The ASX 200 closed the financial year at 4094.60 which was down -5.55% for the quarter and -11.14% for the year. Throughout this quarter there has been continued volatility due to overseas influence from the USA and European countries. The news flow from Greece and Spain remains negative, the world is waiting for news on a decisive course of action to begin to solve the Euro zone issues.
- The performance of Australian companies is mixed with resources companies being sold off heavily.
- Several profit warnings were made most notably from Iluka (ILU), with the share price being sold down from plus $18 to below $9 during the quarter.
- The RBA reduced interest rates throughout the quarter twice. May saw a -0.50% rate cut and June saw an additional -0.25% cut. The RBA cash rate at the end of quarter at 3.50% which is good news for mortgage holders. The RBA interest cuts have put pressure on cash accounts and term deposit rates.
- With reducing interest rates on cash there has been increasing demand from investors for investments that can provide higher income than the declining cash rate and term deposits available.
- The focus shifted from growth stocks too companies that can provide sustainable dividend income.
- The increase of debt issuance from top 50 companies has provided the opportunity for an attractive interest yield and to lower the volatility of portfolios.
- Further interest rate cuts are predicted in Australia by leading economists. Australia is fortunate to be in a position to cut rates considering the US where the rate is 0.25% and will remain this way until at least 2014. The Japanese rates are near 0%, and the Euro zone at 1%. The RBA has room to move should the global economy worsen.

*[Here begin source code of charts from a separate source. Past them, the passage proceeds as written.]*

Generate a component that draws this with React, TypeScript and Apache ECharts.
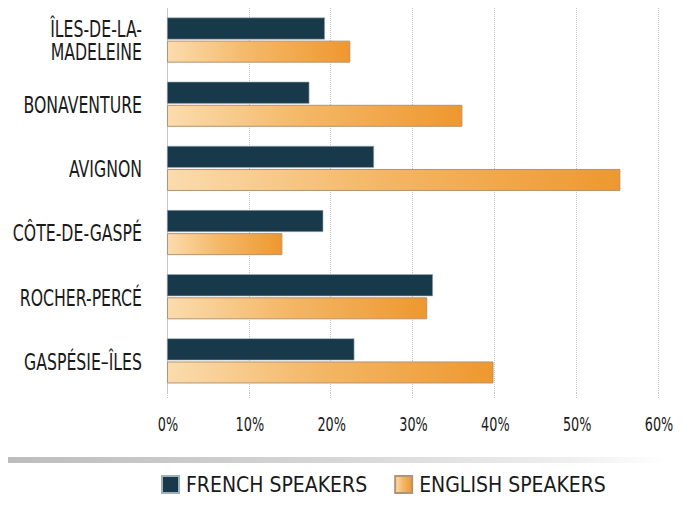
import React, { useEffect, useRef } from "react";
import * as echarts from "echarts";

const categories = ["ÎLES-DE-LA-\nMADELEINE", "BONAVENTURE", "AVIGNON", "CÔTE-DE-GASPÉ", "ROCHER-PERCÉ", "GASPÉSIE–ÎLES"];
const frenchSpeakers = [19.3, 17.4, 25.3, 19.1, 32.5, 22.9];
const englishSpeakers = [22.4, 36.1, 55.4, 14.1, 31.8, 39.9];
const xTicks = [0, 10, 20, 30, 40, 50, 60];
const seriesNames = ["FRENCH SPEAKERS", "ENGLISH SPEAKERS"];
const FONT = "'DejaVu Sans Condensed', 'DejaVu Sans', sans-serif";

export default function App() {
  const ref = useRef<HTMLDivElement>(null);
  useEffect(() => {
    const chart = echarts.init(ref.current!, null, { renderer: "svg" });
    const orange = new echarts.graphic.LinearGradient(0, 0, 1, 0, [
      { offset: 0, color: "#fbdcae" },
      { offset: 0.45, color: "#f4b868" },
      { offset: 1, color: "#ee982f" },
    ]);
    const band = {
      type: "rect",
      shape: { x: 0, y: 457, width: 670, height: 6 },
      style: {
        fill: new echarts.graphic.LinearGradient(0, 0, 1, 0, [
          { offset: 0, color: "#bcbcbc" },
          { offset: 0.5, color: "#d6d6d6" },
          { offset: 0.85, color: "#efefef" },
          { offset: 1, color: "#ffffff" },
        ]),
      },
    };
    chart.setOption({
      animation: false,
      grid: { left: 167, right: 32, top: 8, bottom: 117, containLabel: false, outerBoundsMode: "none" },
      xAxis: {
        type: "value",
        min: 0,
        max: 60,
        interval: 10,
        axisLine: { show: false },
        axisTick: { show: true, length: 5, lineStyle: { color: "#cccccc", type: "dotted" } },
        splitLine: { show: true, lineStyle: { color: "#c8c8c8", type: "dotted", width: 1 } },
        axisLabel: { show: false },
      },
      yAxis: {
        type: "category",
        data: categories,
        inverse: true,
        axisLine: { show: true, lineStyle: { color: "#c8c8c8" } },
        axisTick: { show: false },
        axisLabel: { show: false },
      },
      legend: {
        bottom: 10,
        left: 156,
        itemWidth: 17,
        itemHeight: 17,
        itemGap: 27,
        textStyle: { color: "#1a1a1a", fontFamily: FONT, fontSize: 21, padding: [0, 0, 0, 2] },
        data: [
          { name: seriesNames[0], icon: "rect" },
          { name: seriesNames[1], icon: "rect" },
        ],
      },
      graphic: [band],
      series: [
        {
          name: seriesNames[0],
          type: "bar",
          data: frenchSpeakers,
          barWidth: 22,
          barGap: "5%",
          itemStyle: { color: "#17394a", borderColor: "#9fb0b8", borderWidth: 0.6 },
        },
        {
          name: seriesNames[1],
          type: "bar",
          data: englishSpeakers,
          barWidth: 22,
          barGap: "5%",
          itemStyle: { color: orange, borderColor: "#b89270", borderWidth: 1 },
        },
      ],
    });

    const texts: any[] = [];
    categories.forEach((c, i) => {
      const y = chart.convertToPixel({ yAxisIndex: 0 }, i) as number;
      texts.push({
        type: "text",
        x: 142,
        y: y + 1,
        scaleX: 0.76,
        style: {
          text: c,
          fill: "#1a1a1a",
          font: `23px ${FONT}`,
          align: "right",
          verticalAlign: "middle",
          lineHeight: 23,
        },
      });
    });
    xTicks.forEach((v) => {
      const x = chart.convertToPixel({ xAxisIndex: 0 }, v) as number;
      texts.push({
        type: "text",
        x: x + 1,
        y: 424,
        scaleX: 0.75,
        style: {
          text: `${v}%`,
          fill: "#1a1a1a",
          font: `19px ${FONT}`,
          align: "center",
          verticalAlign: "middle",
        },
      });
    });
    chart.setOption({ graphic: [band, ...texts] });
    return () => chart.dispose();
  }, []);
  return <div ref={ref} style={{ width: 690, height: 510, margin: -8 }} />;
}
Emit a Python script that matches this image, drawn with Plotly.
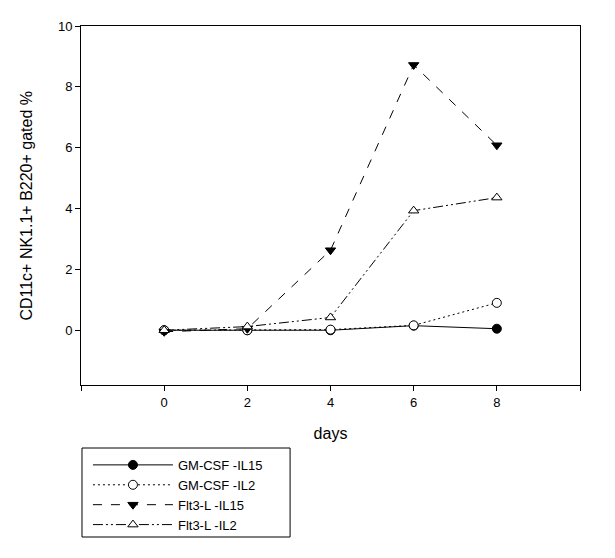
import plotly.graph_objects as go

days = [0, 2, 4, 6, 8]
gm_il15 = [0.0, 0.0, 0.0, 0.15, 0.05]
gm_il2 = [0.0, 0.0, 0.02, 0.16, 0.9]
flt_il15 = [-0.05, 0.05, 2.63, 8.72, 6.08]
flt_il2 = [0.0, 0.12, 0.42, 3.93, 4.36]

series = [
    ("GM-CSF -IL15", gm_il15, "solid", "circle", "black"),
    ("GM-CSF -IL2", gm_il2, "2px,3px", "circle", "white"),
    ("Flt3-L -IL15", flt_il15, "dash", "triangle-down", "black"),
    ("Flt3-L -IL2", flt_il2, "10px,3px,2px,3px,2px,3px", "triangle-up", "white"),
]

fig = go.Figure()
for name, vals, dash, sym, fill in series:
    fig.add_trace(go.Scatter(
        x=days, y=vals, name=name, mode="lines+markers",
        line=dict(color="black", width=1, dash=dash),
        marker=dict(symbol=sym, size=9, color=fill, line=dict(color="black", width=1)),
    ))

# page body adds an 8px offset, so margins are shifted by that amount
fig.update_layout(
    width=615, height=558,
    margin=dict(l=73, r=43, t=18, b=181, autoexpand=False),
    paper_bgcolor="white", plot_bgcolor="white",
    font=dict(family="Liberation Sans, Arial", size=13, color="black"),
    showlegend=True,
    legend=dict(
        xref="container", yref="container",
        x=0.13, xanchor="left", y=0.208, yanchor="top",
        borderwidth=0, bgcolor="rgba(0,0,0,0)",
        font=dict(size=13), tracegroupgap=0,
        itemwidth=80,
    ),
)
# legend frame
fig.add_shape(type="rect", xref="paper", yref="paper",
              x0=0.002, x1=0.419, y0=-0.1755, y1=-0.4234,
              line=dict(color="black", width=1))
# y axis title
fig.add_annotation(text="CD11c+ NK1.1+ B220+ gated %", xref="paper", yref="paper",
                   x=-0.11, y=0.5, textangle=-90, showarrow=False,
                   xanchor="center", yanchor="middle", font=dict(size=16))
fig.update_xaxes(
    range=[-2, 10], tickvals=[-2, 0, 2, 4, 6, 8, 10],
    ticktext=["", "0", "2", "4", "6", "8", ""],
    ticks="outside", ticklen=5, tickcolor="black",
    showline=True, linecolor="black", linewidth=1, mirror=True,
    showgrid=False, zeroline=False,
    title=dict(text="days", font=dict(size=16), standoff=19),
)
fig.update_yaxes(
    range=[-1.8, 10], tickvals=[0, 2, 4, 6, 8, 10],
    ticks="outside", ticklen=5, tickcolor="black",
    showline=True, linecolor="black", linewidth=1, mirror=True,
    showgrid=False, zeroline=False,
)

fig.write_html("out.html")
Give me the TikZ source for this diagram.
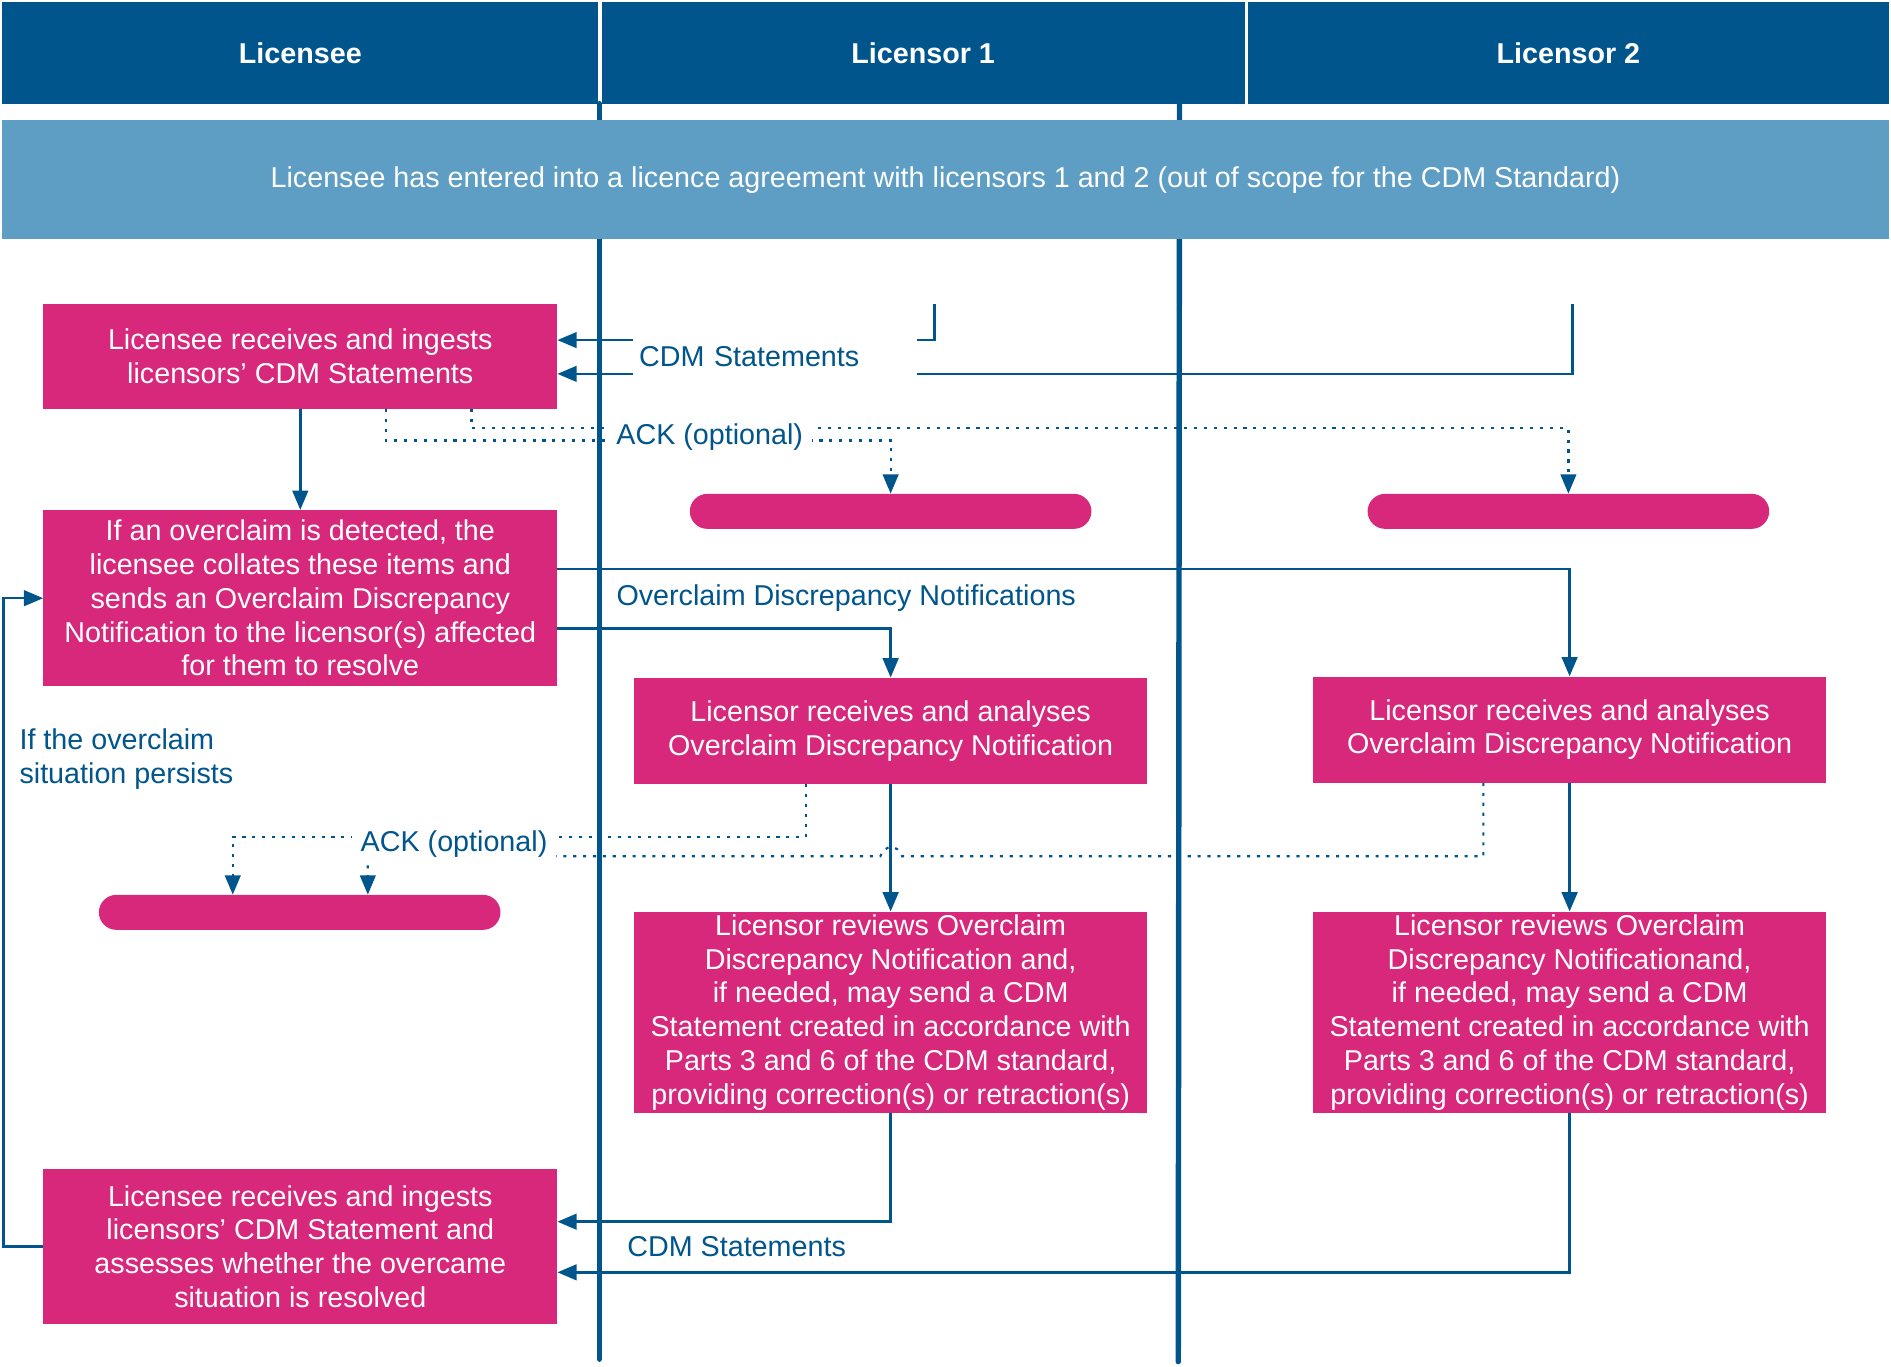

- Spain and Greece remain the focus point, as rumours circulate that Greece may be forced to leave the European Union.
- Bond rates in Spain continue to increase and recently reached 7.62% and Italian bonds reaching 6.5%. This is cause for concern as increasing interest exacerbates debt levels.
- Spanish unemployment continues to increase.
- Northern European countries, such as Germany remain strong, will need to provide support to Europe and struggling Portugal, Italy, Ireland and Spain.
- Bond rates in Netherlands and Germany are at levels not seen in over 500 years.
- Chinese growth has slowed to around 7% causing a slowdown in construction and a tightening of money supply which is in line with the latest Chinese 5 year plan.
- China consumes vast quantities of Australian commodities, and continues to develop its infrastructure and build cities for its increasing middle class population.
- The market expresses concern in relation to China’s consumption of steel making inputs, however the latest 5 year plan dictates increasing steel production during the course of the this plan.
- US GDP forecast has been downgraded to 1.9% – 2.4% down from earlier forecast of 2.4 – 2.9%.
- US unemployment has been forecast at 8 – 8.2% while the previous forecast was 7.8 – 8%.
- US corporate profit reporting has begun and it would appear that the profit results will be better than forecast.
- US 10 year bond rate is the lowest in 200 years.